The Oxford Handbook for the Foundation Programme returns in a new edition to keep junior doctors, as well as their supervisors and senior medical students, up-to-date and give them the information and confidence they need to excel during and beyond the Foundation Programme.
This new edition has been fully revised to take in the latest guidelines, the new junior doctors' contract, and the most recent Foundation Programme curriculum. It has new sections to demystify the NHS structure and explore key changes in social care and the interface with the NHS, and revised key information on the medical certificate of the cause of death, the role of the medical examiner, and changes to interactions with the coroner, as well as a new standalone chapter on Psychiatry.
The junior doctor's pocket mentor, this handbook distils the knowledge of four authors across multiple NHS environments in an easy access format, covering everything from practical guidance at the patient's bedside to aspects of adapting to day-to-day life as a junior doctor that are rarely covered in medical school.
With this indispensable survival guide to the Foundation Programme, you need never be alone on the wards again.
Everything you ever needed to know about life on the wards that medical school didn't tell you. Includes practical advice coming direct from the authors' experience with topics from applying to the Foundation Programme to planning your career, and from interpreting results to performing practical procedures.

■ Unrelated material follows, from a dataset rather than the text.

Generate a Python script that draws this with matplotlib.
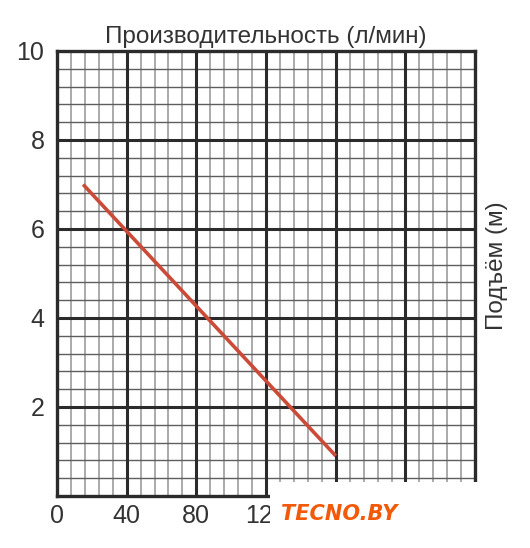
import numpy as np
import matplotlib.pyplot as plt
from matplotlib.patches import Rectangle

plt.rcParams['font.family'] = ['Liberation Sans Narrow', 'Liberation Sans', 'DejaVu Sans']

# data
flow = [15, 160]          # л/мин
head = [7.0, 0.9]         # м
x_ticks = [0, 40, 80, 120, 160, 200, 240]
y_ticks = [2, 4, 6, 8, 10]

fig = plt.figure(figsize=(5.3, 5.48), dpi=100)
ax = fig.add_axes([0.1075, 0.095, 0.789, 0.812])
ax.set_xlim(0, 240)
ax.set_ylim(0, 10)

# millimetre-paper style grid
for xv in np.arange(0, 241, 8):
    if xv % 40:
        ax.axvline(xv, color='#aaaaaa', lw=1.4, zorder=1)
for yv in np.arange(0, 10.01, 0.4):
    if abs(yv / 2 - round(yv / 2)) > 1e-6:
        ax.axhline(yv, color='#5e5e5e', lw=1.0, zorder=1)
for xv in x_ticks[1:-1]:
    ax.axvline(xv, color='#2b2b2b', lw=2.2, zorder=2)
for yv in y_ticks[:-1]:
    ax.axhline(yv, color='#2b2b2b', lw=2.2, zorder=2)

ax.plot(flow, head, color='#cc4a38', lw=2.6, zorder=3, solid_capstyle='butt')

for s in ax.spines.values():
    s.set_color('#2b2b2b')
    s.set_linewidth(2.4)

ax.set_xticks(x_ticks[:4])
ax.set_xticklabels([str(v) for v in x_ticks[:4]])
ax.set_yticks(y_ticks)
ax.tick_params(length=0, labelsize=18, colors='#333333', pad=6)
ax.tick_params(axis='y', pad=9)

ax.set_title('Производительность (л/мин)', fontsize=17.5, color='#333333', pad=6)
fig.text(0.938, 0.515, 'Подъём (м)', rotation=90, fontsize=17.5, color='#333333',
         ha='center', va='center')

# watermark box covering lower right corner
fig.patches.append(Rectangle((0.51, 0.0), 0.41, 0.12, transform=fig.transFigure,
                             facecolor='white', edgecolor='none', zorder=10))
fig.text(0.53, 0.062, 'TECNO.BY', fontsize=15, color='#f25a0a', fontweight='bold',
         style='italic', family='DejaVu Sans', va='center', zorder=11)

fig.savefig('out.png', dpi=100)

The Oxford Handbook for the Foundation Programme (OHFP) is a comfort blanket for all newly qualified, shiny badged doctors. The opening chapter has a feel good component to it, which similar rival publications are lacking. All is disclosed here to spare your graces on the ward rounds and in front of the dreaded ward sister. Important pieces on life organisation, money management, making referrals, managing on-calls, writing discharge summaries, and even what to carry in your limited pocket space are addressed. This section alone is worth parting with cash for. Much of the unwritten hospital etiquette and concerns when starting out in medicine are answered with reassurance dynamic and comforting.